CONGO RHYTHMS

By Robin Wallace-Crabbe
Updated April 15 2014 - 2:01pm, first published 12:00am

The STUR GALLERY invitation to Brett Martin’s CONGO RHYTHMS exhibition emphasises that the art is all about place. Inside the gallery it is obvious that ‘place’ isn’t some exotic somewhere that a tourist has taken snapshots of to serve as the basis for a set of paintings. Martin’s work is about connection to Congo down on the south coast. He lives there. More than that he picks up bits and pieces of rusted cans out of which he’s produced PROTECTION, a breath-taking life size shark: the pieces of recycled sheet metal are riveted in place to form the contours of the creature’s body. This Australian legend swims in the exhibition’s atmosphere; indeed it goes a long way towards creating it.

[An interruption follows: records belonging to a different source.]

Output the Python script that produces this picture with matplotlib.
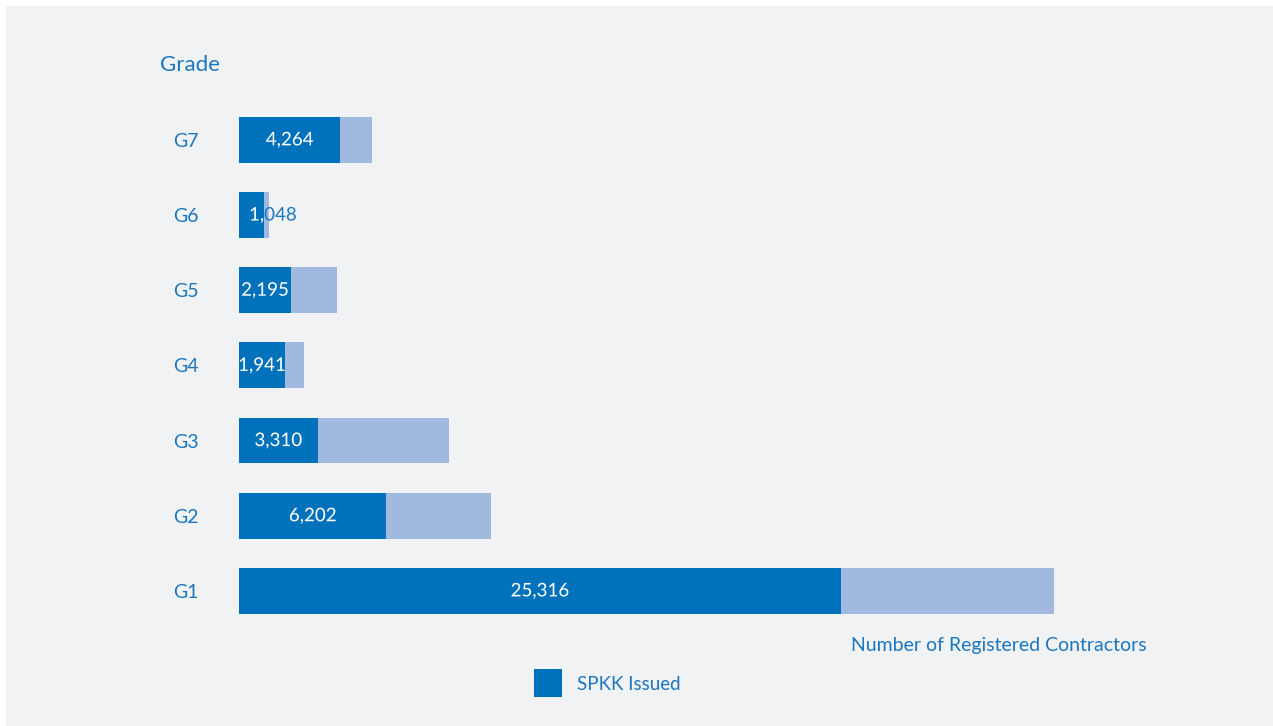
import matplotlib
matplotlib.use("Agg")
import matplotlib.pyplot as plt
import matplotlib.patheffects as pe
from matplotlib.patches import Rectangle

grades = ["G1", "G2", "G3", "G4", "G5", "G6", "G7"]
spkk_issued = [25316, 6202, 3310, 1941, 2195, 1048, 4264]
registered = [34270, 10580, 8820, 2740, 4130, 1260, 5610]

DARK = "#0072bb"
LIGHT = "#a1b9df"
TEXT = "#1a77c0"
PANEL = "#f1f2f4"

plt.rcParams["font.family"] = ["Lato", "DejaVu Sans"]

W, H = 1273, 726
fig = plt.figure(figsize=(W / 100, H / 100), dpi=100)
fig.patch.set_facecolor("white")
fig.patches.append(Rectangle((6 / W, 0), 1 - 6 / W, 1 - 6 / H, transform=fig.transFigure,
                             facecolor=PANEL, edgecolor="none", zorder=-10))

# axes placed in pixel units: x=0 at px 239, 42.05 units/px; y centres 75.2 px apart
left, right = 239, 1095
top, bottom = 100, 630
ax = fig.add_axes([left / W, 1 - bottom / H, (right - left) / W, (bottom - top) / H])
ax.set_facecolor("none")
ax.set_xlim(0, (right - left) * 42.05)
ax.set_ylim(-0.52, 6.53)

ypos = list(range(len(grades)))
bar_h = 0.61
remainder = [r - s for r, s in zip(registered, spkk_issued)]
ax.barh(ypos, remainder, left=spkk_issued, height=bar_h, color=LIGHT, zorder=2)
dark_bars = ax.barh(ypos, spkk_issued, height=bar_h, color=DARK, zorder=3)

for y, v, bar in zip(ypos, spkk_issued, dark_bars):
    label = f"{v:,}"
    if v < 1500:
        x, ha = 10 * 42.05, "left"
    else:
        x, ha = v / 2, "center"
    # blue copy underneath, white copy clipped to the dark bar (drawn as paths so clipping applies)
    ax.text(x, y, label, ha=ha, va="center", fontsize=13.5, color=TEXT, zorder=4,
            path_effects=[pe.Normal()])
    t = ax.text(x, y, label, ha=ha, va="center", fontsize=13.5, color="white", zorder=5,
                path_effects=[pe.Normal()])
    t.set_clip_path(bar)
    t.set_clip_on(True)

ax.set_yticks(ypos)
ax.set_yticklabels(grades, fontsize=14, color=TEXT)
ax.tick_params(axis="y", length=0, pad=29)
ax.set_xticks([])
for s in ax.spines.values():
    s.set_visible(False)

fig.text(160 / W, 1 - 65 / H, "Grade", fontsize=16, color=TEXT, ha="left", va="center")
fig.text(1147 / W, 1 - 645 / H, "Number of Registered Contractors", fontsize=14, color=TEXT,
         ha="right", va="center")

# legend: one square swatch for the issued series
fig.patches.append(Rectangle((534 / W, 1 - 697 / H), 28 / W, 28 / H, transform=fig.transFigure,
                             facecolor=DARK, edgecolor="none"))
fig.text(577 / W, 1 - 685 / H, "SPKK Issued", fontsize=13.5, color=TEXT, ha="left", va="center")

fig.savefig("out.png", dpi=100, facecolor=fig.get_facecolor())
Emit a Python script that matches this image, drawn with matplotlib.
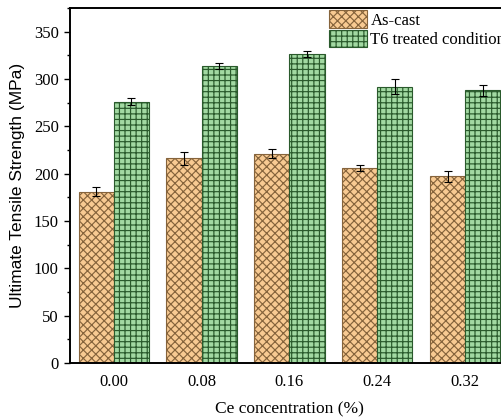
import numpy as np
import matplotlib
matplotlib.use("Agg")
import matplotlib.pyplot as plt
from matplotlib.ticker import MultipleLocator

categories = ["0.00", "0.08", "0.16", "0.24", "0.32"]
as_cast = [181, 216, 221, 206, 197]
as_cast_err = [5, 7, 5, 3, 6]
t6 = [276, 314, 326, 292, 288]
t6_err = [4, 3, 3, 8, 6]

plt.rcParams["hatch.linewidth"] = 0.85
serif = "Liberation Serif"

fig = plt.figure(figsize=(5.02, 4.19), dpi=100)
ax = fig.add_axes([0.139, 0.134, 0.875, 0.847])

x = np.arange(len(categories))
w = 0.4
err_kw = dict(ecolor="black", elinewidth=0.8, capsize=3, capthick=0.8)
ax.bar(x - w / 2, as_cast, w, yerr=as_cast_err, color="#F8CA92",
       edgecolor="#86643C", linewidth=0.8, hatch="xxxx", label="As-cast",
       error_kw=err_kw)
ax.bar(x + w / 2, t6, w, yerr=t6_err, color="#A2D9A2",
       edgecolor="#2A5A2C", linewidth=0.8, hatch="+++",
       label="T6 treated condition", error_kw=err_kw)

ax.set_xlim(-0.5, 4.5)
ax.set_ylim(0, 375)
ax.set_xticks(x)
ax.set_xticklabels(categories, fontfamily=serif, fontsize=12)
ax.tick_params(axis="x", length=0, pad=8)
ax.yaxis.set_major_locator(MultipleLocator(50))
ax.yaxis.set_minor_locator(MultipleLocator(25))
ax.tick_params(axis="y", which="major", length=4.5, width=1, labelsize=12)
ax.tick_params(axis="y", which="minor", length=2.5, width=1)
for lbl in ax.get_yticklabels():
    lbl.set_fontfamily(serif)

for s in ax.spines.values():
    s.set_linewidth(1.4)

ax.set_ylabel("Ultimate Tensile Strength (MPa)", fontfamily="Liberation Sans",
              fontsize=12.5, labelpad=6)
ax.set_xlabel("Ce concentration (%)", fontfamily=serif, fontsize=12.5,
              labelpad=8)

ax.legend(loc="upper left", bbox_to_anchor=(0.584, 1.0), frameon=False,
          prop={"family": serif, "size": 12}, handlelength=2.3,
          handleheight=1.2, labelspacing=0.1, handletextpad=0.2,
          borderaxespad=0.0, borderpad=0.15)

fig.savefig("out.png", dpi=100)
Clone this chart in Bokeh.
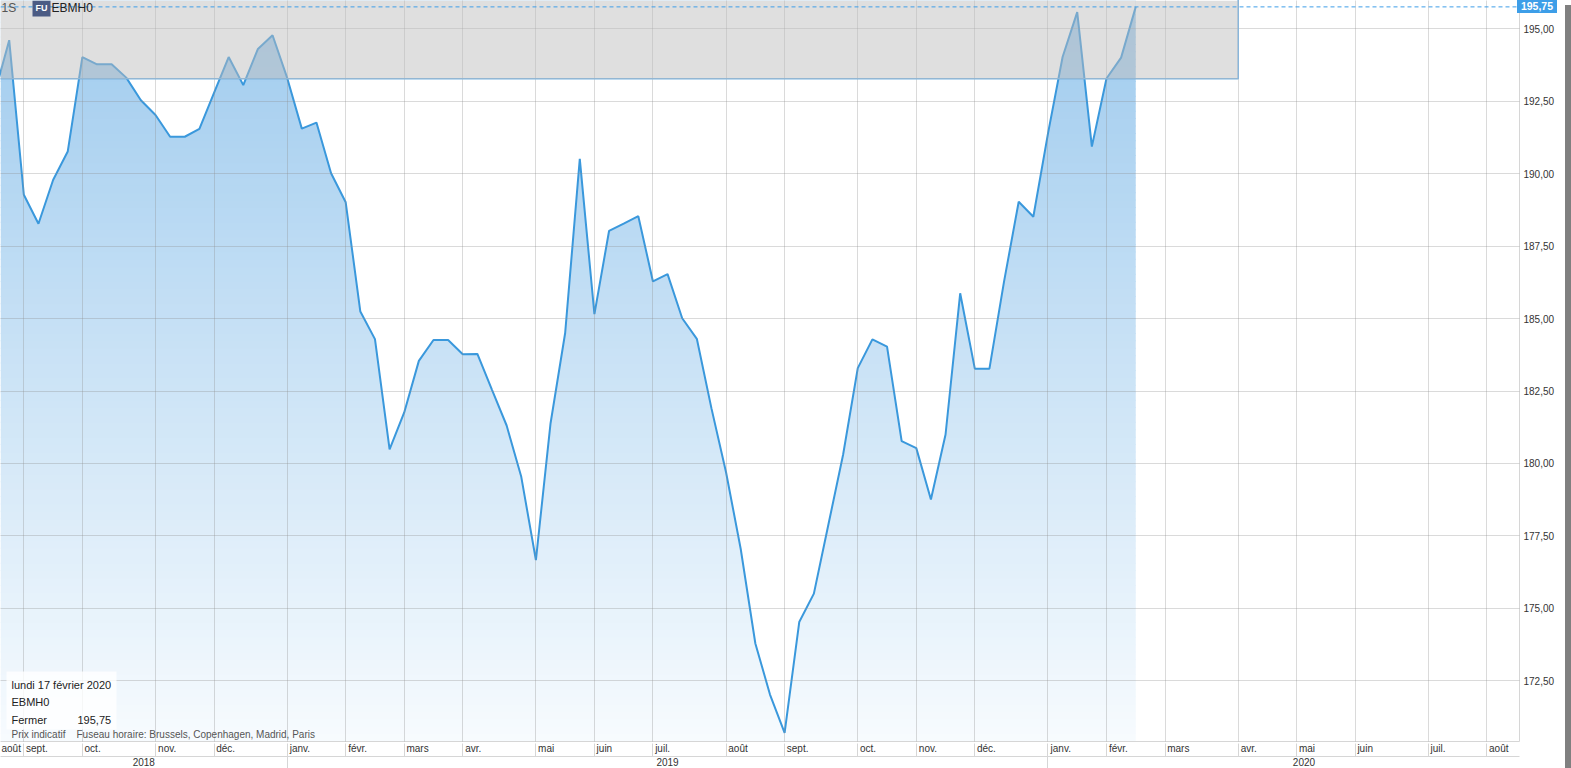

The rest of the work is two dimensional, hanging on the walls. There isn’t so much as a hint of that repetition which artists rely on to fill creative voids. With each connection he makes Martin appears to be responding to the mind signals he receives. So there is EARLY MORNING MESS, acrylic paint on board with the beautifully orchestrated colour/tones applied in a relaxed fashion to a composition derived from the natural rhythms of the coast. Leap (or swim) from this to the painting, BLACK HEAD where the sea and one of its frighteningly large denizens is cordoned off at the top of the composition by the cubism of Homo sapiens’ dwellings. Is art about people being creative, responding in unexpected ways to the world, to available materials? Yes it is. Brett Martin’s art is proof enough, rivetingly so.